Even though this is very broad in nature, I think there is much here to analyze in a free and open manner. You might also find many responses to it. Some of them might be divergent from "traditional answers." This would be where mine resides. I think one of the most interesting aspects of poetry which can be passed down is the use of imagery in poems to illuminate different valences of experience. The idea of truth being a "mobile army of metaphors" is enhanced greatly when imagery is seen as a way to express human experience. The imagery of "for whom the bell tolls" or "wandered lonely as a cloud" is as powerful as "to strive, to seek, to find, and not to yield" or "Does it explode." Over time, the employment of imagery and image- ladened language is what allows poetry to be fully appreciated, acquiring a greater level of meaning over time.
Poetry is 'memorable speech' said W. H. Auden.

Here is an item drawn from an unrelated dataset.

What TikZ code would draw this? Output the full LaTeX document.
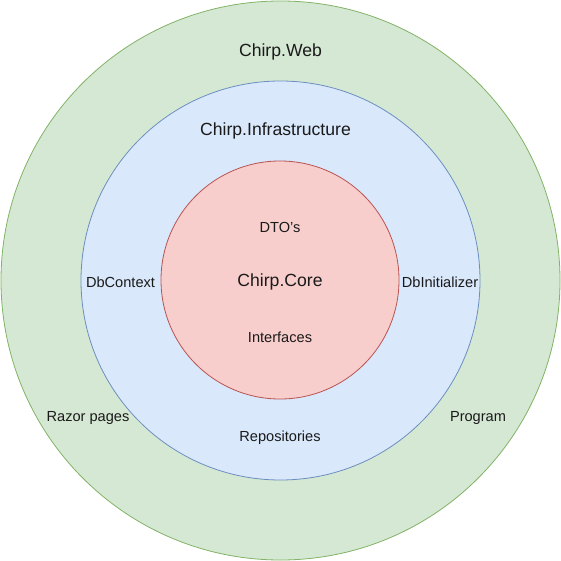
\documentclass[tikz,border=0pt]{standalone}
\usepackage{fontspec}
\setmainfont{Liberation Sans}
\definecolor{gfill}{HTML}{D5E8D4}
\definecolor{gline}{HTML}{82B366}
\definecolor{bfill}{HTML}{DAE8FC}
\definecolor{bline}{HTML}{6C8EBF}
\definecolor{rfill}{HTML}{F8CECC}
\definecolor{rline}{HTML}{B85450}
\definecolor{txt}{HTML}{1A1A1A}
\begin{document}
\begin{tikzpicture}[x=1pt,y=-1pt,
  ring/.style={circle,inner sep=0pt,line width=0.8pt},
  big/.style={font=\fontsize{17.6}{20}\selectfont,text=txt,inner sep=0pt},
  small/.style={font=\fontsize{14.6}{17}\selectfont,text=txt,inner sep=0pt}]
\useasboundingbox (0,0) rectangle (561,561);
\node[ring,draw=gline,fill=gfill,minimum size=559pt] (web) at (280.5,280.5) {};
\node[ring,draw=bline,fill=bfill,minimum size=399pt] (infra) at (280.5,280.5) {};
\node[ring,draw=rline,fill=rfill,minimum size=238pt] (core) at (280,280) {};
\node[big] (tweb) at (280.5,51.5) {Chirp.Web};
\node[big] (tinfra) at (275.5,131) {Chirp.Infrastructure};
\node[big] (tcore) at (280,282) {Chirp.Core};
\node[small] (dto) at (280,227.5) {DTO's};
\node[small] (intf) at (280,337.5) {Interfaces};
\node[small] (dbc) at (120.5,282.5) {DbContext};
\node[small] (dbi) at (440,282.5) {DbInitializer};
\node[small] (razor) at (88,417.5) {Razor pages};
\node[small] (prog) at (478,417.5) {Program};
\node[small] (repo) at (280,437.5) {Repositories};
\end{tikzpicture}
\end{document}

The handing down to posterity has always been considered as a high-art criterion. From Matthew Arnold's classification of Literature of Knowledge and Literature of Power and even before, universality is held up as the hallmark of great literature, great poetry included.

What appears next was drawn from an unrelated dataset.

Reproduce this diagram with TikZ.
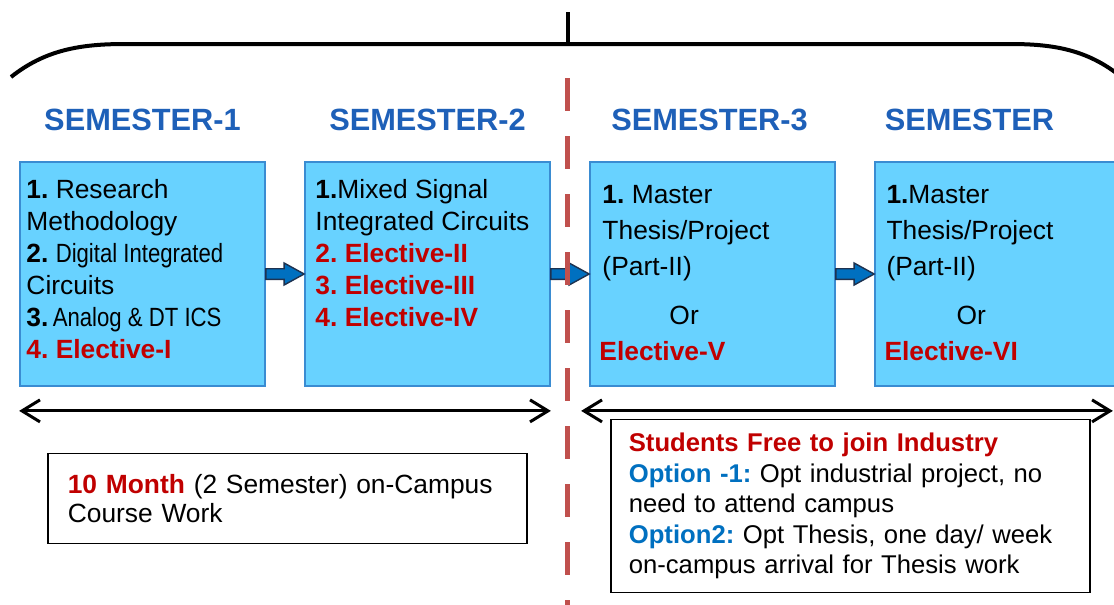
\documentclass[tikz,border=0pt]{standalone}
\usepackage{fontspec}
\setmainfont{Liberation Sans}
\newfontfamily\narrowfont[FakeStretch=0.84]{Liberation Sans}
\usetikzlibrary{calc, arrows.meta, positioning}
\frenchspacing

\definecolor{semblue}{RGB}{30,96,184}
\definecolor{optblue}{RGB}{0,112,192}
\definecolor{elecred}{RGB}{192,0,0}
\definecolor{boxfill}{RGB}{104,210,255}
\definecolor{boxline}{RGB}{58,140,210}
\definecolor{arrline}{RGB}{30,50,80}
\definecolor{splitred}{RGB}{192,80,77}

% block arrow from the east side of #1 to the west side of #2
\newcommand{\blockarrow}[2]{%
\draw[blockarr] ($(#1.east)+(0,0.106)$) -- ($(#2.west)+(-0.4,0.106)$) -- ($(#2.west)+(-0.4,0.22)$) -- (#2.west)
  -- ($(#2.west)+(-0.4,-0.22)$) -- ($(#2.west)+(-0.4,-0.106)$) -- ($(#1.east)+(0,-0.106)$) -- cycle;}

\begin{document}
\begin{tikzpicture}[
  sembox/.style={draw=boxline, line width=1pt, fill=boxfill, minimum width=4.9cm, minimum height=4.48cm, inner sep=0},
  semtitle/.style={text=semblue, inner sep=0, font=\bfseries\fontsize{17.5}{21}\selectfont},
  boxtext/.style={align=left, inner sep=0, anchor=north west, font=\fontsize{15}{18.2}\selectfont},
  thesistext/.style={boxtext, font=\fontsize{15}{20.4}\selectfont},
  notebox/.style={draw, line width=0.8pt, fill=white, align=left, inner xsep=0.36cm, anchor=north west, font=\fontsize{15}{17.5}\selectfont},
  blockarr/.style={fill=optblue, draw=arrline, line width=0.8pt},
  span/.style={line width=0.06cm, {Straight Barb[length=0.36cm,width=0.44cm]}-{Straight Barb[length=0.36cm,width=0.44cm]}}
]
\useasboundingbox (0,0) rectangle (22.28,-12.08);

% top brace
\draw[line width=0.08cm] (0.22,-1.54) .. controls (0.9,-1.0) and (1.6,-0.88) .. (2.5,-0.88) -- (20.2,-0.88)
  .. controls (21.1,-0.88) and (21.8,-1.0) .. (22.5,-1.6);
\draw[line width=0.07cm] (11.36,-0.24) -- (11.36,-0.88);

% semester boxes
\node[sembox] (b1) at (2.85,-5.48) {};
\node[sembox, right=0.765cm of b1] (b2) {};
\node[sembox, right=0.765cm of b2] (b3) {};
\node[sembox, right=0.765cm of b3] (b4) {};

\node[semtitle, above=0.6cm of b1] (s1) {SEMESTER-1};
\node[semtitle, above=0.6cm of b2] (s2) {SEMESTER-2};
\node[semtitle, above=0.6cm of b3, xshift=-0.06cm] (s3) {SEMESTER-3};
\node[semtitle, above=0.6cm of b4, xshift=-0.56cm] (s4) {SEMESTER};

\node[boxtext] (t1) at ($(b1.north west)+(0.14,-0.36)$) {\textbf{1.} Research\\Methodology\\\textbf{2.} {\narrowfont Digital Integrated}\\Circuits\\\textbf{3.}\,{\narrowfont Analog \& DT ICS}\\\textcolor{elecred}{\textbf{4. Elective-I}}};
\node[boxtext] (t2) at ($(b2.north west)+(0.22,-0.36)$) {\textbf{1.}Mixed Signal\\Integrated Circuits\\\textcolor{elecred}{\textbf{2. Elective-II}}\\\textcolor{elecred}{\textbf{3. Elective-III}}\\\textcolor{elecred}{\textbf{4. Elective-IV}}};
\node[thesistext] (t3) at ($(b3.north west)+(0.26,-0.475)$) {\textbf{1.} Master\\Thesis/Project\\(Part-II)\\[0.28cm]\hspace*{1.34cm}Or\\\hspace*{-0.06cm}\textcolor{elecred}{\textbf{Elective-V}}};
\node[thesistext] (t4) at ($(b4.north west)+(0.24,-0.475)$) {\textbf{1.}Master\\Thesis/Project\\(Part-II)\\[0.28cm]\hspace*{1.4cm}Or\\\hspace*{-0.04cm}\textcolor{elecred}{\textbf{Elective-VI}}};

% arrows between semesters
\blockarrow{b1}{b2}
\blockarrow{b2}{b3}
\blockarrow{b3}{b4}

% on-campus / industry split
\coordinate (cut top) at (11.34,-1.56);
\coordinate (cut bot) at (11.34,-12.2);
\draw[splitred, line width=0.1cm, dash pattern=on 0.66cm off 0.5cm] (cut top) -- (cut bot);

% duration spans
\draw[span] ($(b1.south west)+(0,-0.48)$) -- ($(b2.south east)+(0,-0.48)$);
\draw[span] ($(b3.south west)+(-0.16,-0.48)$) -- ($(b4.south east)+(-0.16,-0.48)$);

% notes
\node[notebox, text width=8.78cm, minimum height=1.8cm, inner xsep=0.4cm, below right=1.32cm and 0.56cm of b1.south west,
  font=\fontsize{15}{16.8}\selectfont] (n1)
  {\textcolor{elecred}{\textbf{10 Month}} (2 Semester) on-Campus\\Course Work\\[0.2cm]};
\node[notebox, text width=8.86cm, minimum height=3.46cm, below right=0.64cm and 0.42cm of b3.south west,
  font=\fontsize{14.6}{17.4}\selectfont] (n2)
  {\textcolor{elecred}{\textbf{Students Free to join Industry}}\\\textcolor{optblue}{\textbf{Option -1:}} Opt industrial project, no\\need to attend campus\\\textcolor{optblue}{\textbf{Option2:}} Opt Thesis, one day/ week\\on-campus arrival for Thesis work};
\end{tikzpicture}
\end{document}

The truths presented to by a great poem are always of a general and timeless nature, even if it is a context-bound and specific poem with contemporary issues. Poetry inductively touches the generic experience of mankind--universal phenomena like love, relationships, birth, death, thought-processes, psychic states. These fundamental aspects are surely handed down. Apart from the content what one remembers is its rhythm, style and language. The poets are the makers as well as evolvers of a language and poetry in many way creates the future of a language; its innovations are incorporated into the language with the passage of time.